La conversación me ha tocado emocionalmente porque a mí también me gustaría vivir en una casa de muñecas. Siempre me detengo a observarlas en las jugueterías. Prefiero las inglesas de estilo victoriano, y de dos pisos y buhardilla, en las que en la cocina hay gente preparando unas pastas; en el salón, un grupo de señoras o señores tomando el té y, en la buhardilla, un par o tres de niños jugando a la gallinita ciega. Me detengo en su observación porque en ese mundo congelado hay, paradójicamente, mucha vida. Pero sobre todo hay mucha paz. Si logras engañarte un poco, podrías llegar a creer que el mundo está en orden. Eso es lo que transmiten las casas de muñecas: limpieza y orden, además de salud mental.

No negaré que presentan también un lado algo siniestro, sobre todo si tienes un mal día.

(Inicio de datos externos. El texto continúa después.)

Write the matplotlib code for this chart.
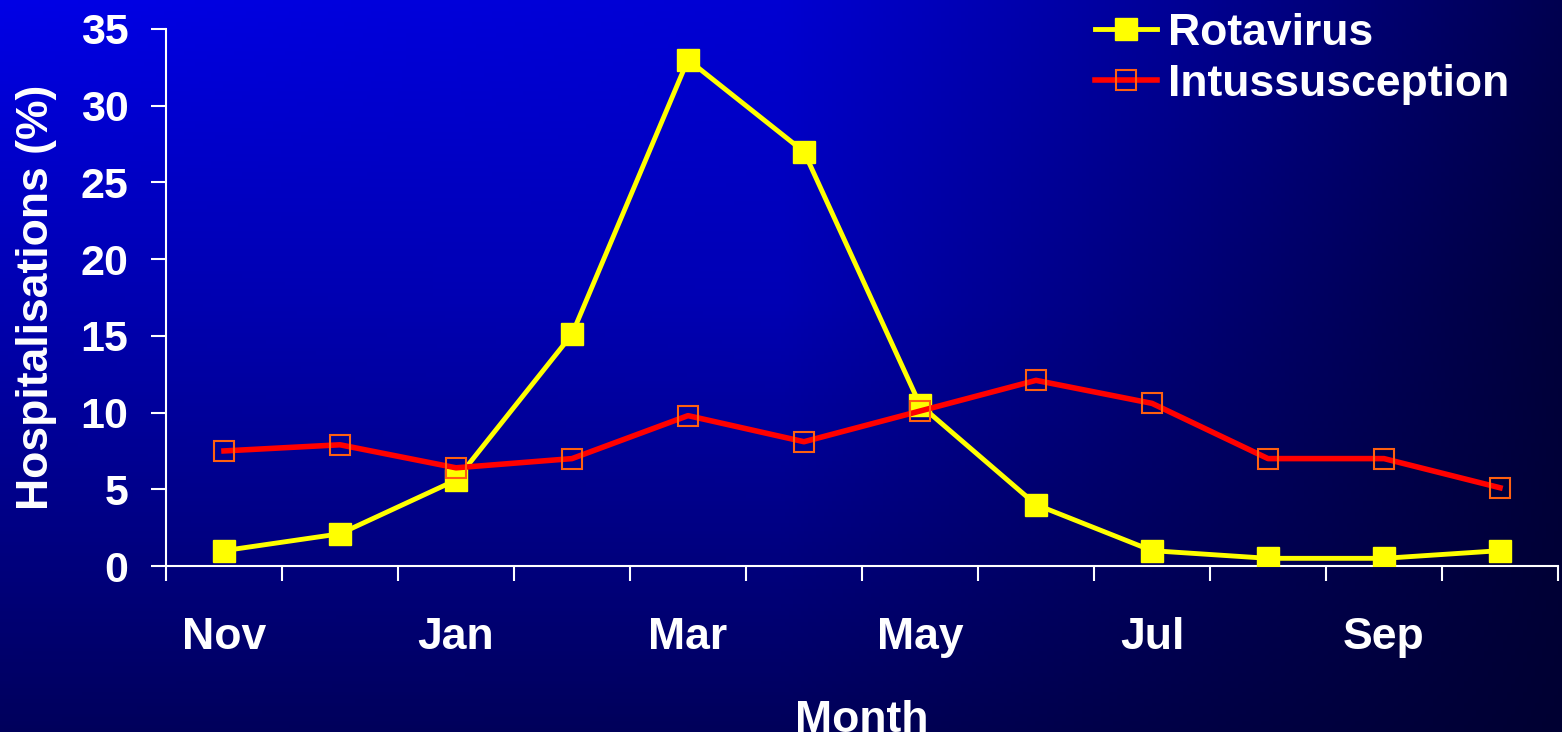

Quizá lo que me atrae de las casas de muñecas sea su calidad de prótesis. De hecho, me detengo ante los escaparates de las ortopedias con idéntica fascinación con la que me paro frente a ellas. Hay un hilo conductor misterioso entre las piernas o los brazos artificiales y las personas diminutas de esas habitaciones minúsculas que no me canso de mirar. Si la otra cara de la risa, como demuestran los payasos, es el terror, el reverso de la paz es el infierno.

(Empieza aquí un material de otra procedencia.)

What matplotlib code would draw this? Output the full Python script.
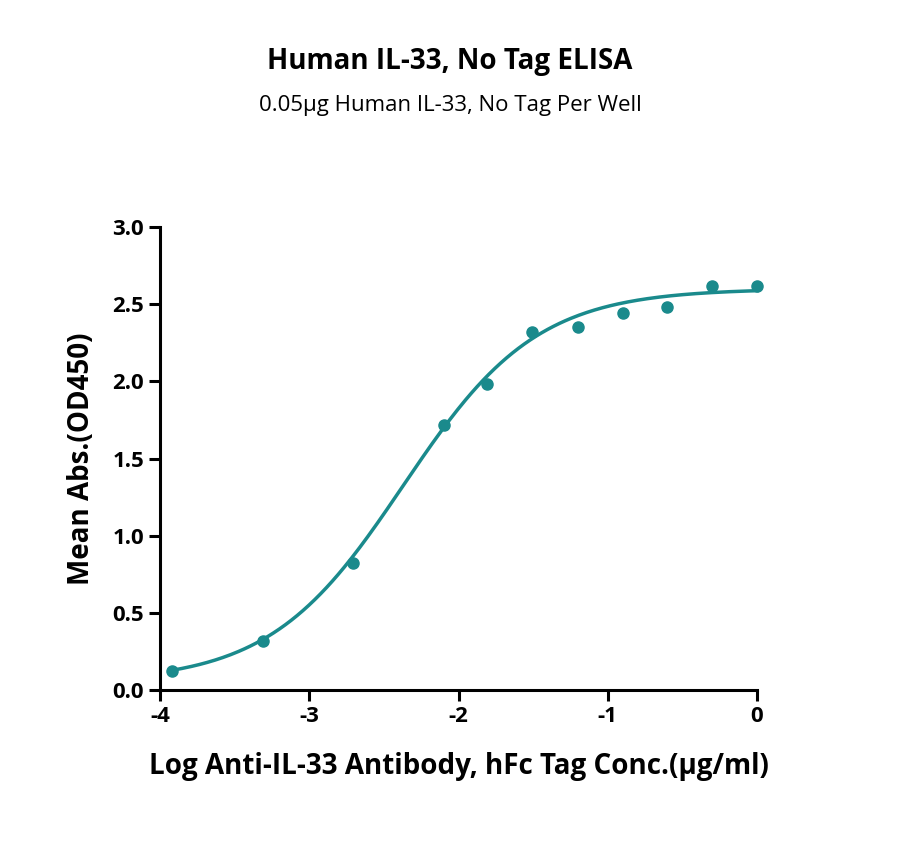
import numpy as np
import matplotlib
matplotlib.use("Agg")
import matplotlib.pyplot as plt

plt.rcParams['font.family'] = ['Open Sans', 'DejaVu Sans']

log_conc = [-3.92, -3.31, -2.71, -2.1, -1.81, -1.51, -1.2, -0.9, -0.6, -0.3, 0.0]
od450 = [0.12, 0.32, 0.82, 1.72, 1.98, 2.32, 2.35, 2.44, 2.48, 2.62, 2.62]
# 4PL fit parameters (bottom, top, logEC50, hill)
fit = (0.05, 2.6, -2.37, 0.97)

color = '#1a8a8c'
fig = plt.figure(figsize=(9, 8.46), dpi=100)
ax = fig.add_axes([160/900, 1-690/846, 597/900, 463/846])
xs = np.linspace(-3.92, 0, 300)
b, t, c, h = fit
ax.plot(xs, b + (t-b)/(1+10**((c-xs)*h)), color=color, lw=2.5, clip_on=False)
ax.plot(log_conc, od450, 'o', color=color, ms=8, clip_on=False)
ax.set_xlim(-4, 0)
ax.set_ylim(0, 3)
ax.set_xticks([-4, -3, -2, -1, 0])
ax.set_xticklabels(['-4', '-3', '-2', '-1', '0'])
ax.set_yticks(np.arange(0, 3.01, 0.5))
ax.set_yticklabels([f'{v:.1f}' for v in np.arange(0, 3.01, 0.5)])
for s in ['top', 'right']:
    ax.spines[s].set_visible(False)
for s in ['left', 'bottom']:
    ax.spines[s].set_linewidth(2.2)
    ax.spines[s].set_color('black')
ax.tick_params(width=2.2, length=8, labelsize=16)
for lab in ax.get_xticklabels() + ax.get_yticklabels():
    lab.set_fontweight('bold')
ax.set_xlabel('Log Anti-IL-33 Antibody, hFc Tag Conc.(μg/ml)', fontsize=20, fontweight='bold', labelpad=18)
ax.set_ylabel('Mean Abs.(OD450)', fontsize=20, fontweight='bold', labelpad=12)
fig.text(0.5, 1-62/846, 'Human IL-33, No Tag ELISA', ha='center', va='center', fontsize=20, fontweight='bold')
fig.text(0.5, 1-105/846, '0.05μg Human IL-33, No Tag Per Well', ha='center', va='center', fontsize=16)
fig.savefig('out.png', dpi=100)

Cuando salgo del metro, sigo pensando en la conversación recién escuchada. Si yo tuviera una pastilla para hacerme diminuto, ¿me iría a vivir a una de esas casas de muñecas? ¿Conviviría a gusto con los hombrecillos y las mujercillas y los niñitos que las habitan? Puede que sí. Tal vez no para el resto de mi vida, tal vez preferiría morirme en mi cama de verdad, pero no me importaría pasar, por ejemplo, las próximas navidades en el interior de uno de esos juguetes adonde no ha llegado el virus en ninguna de sus variedades. Ya veremos.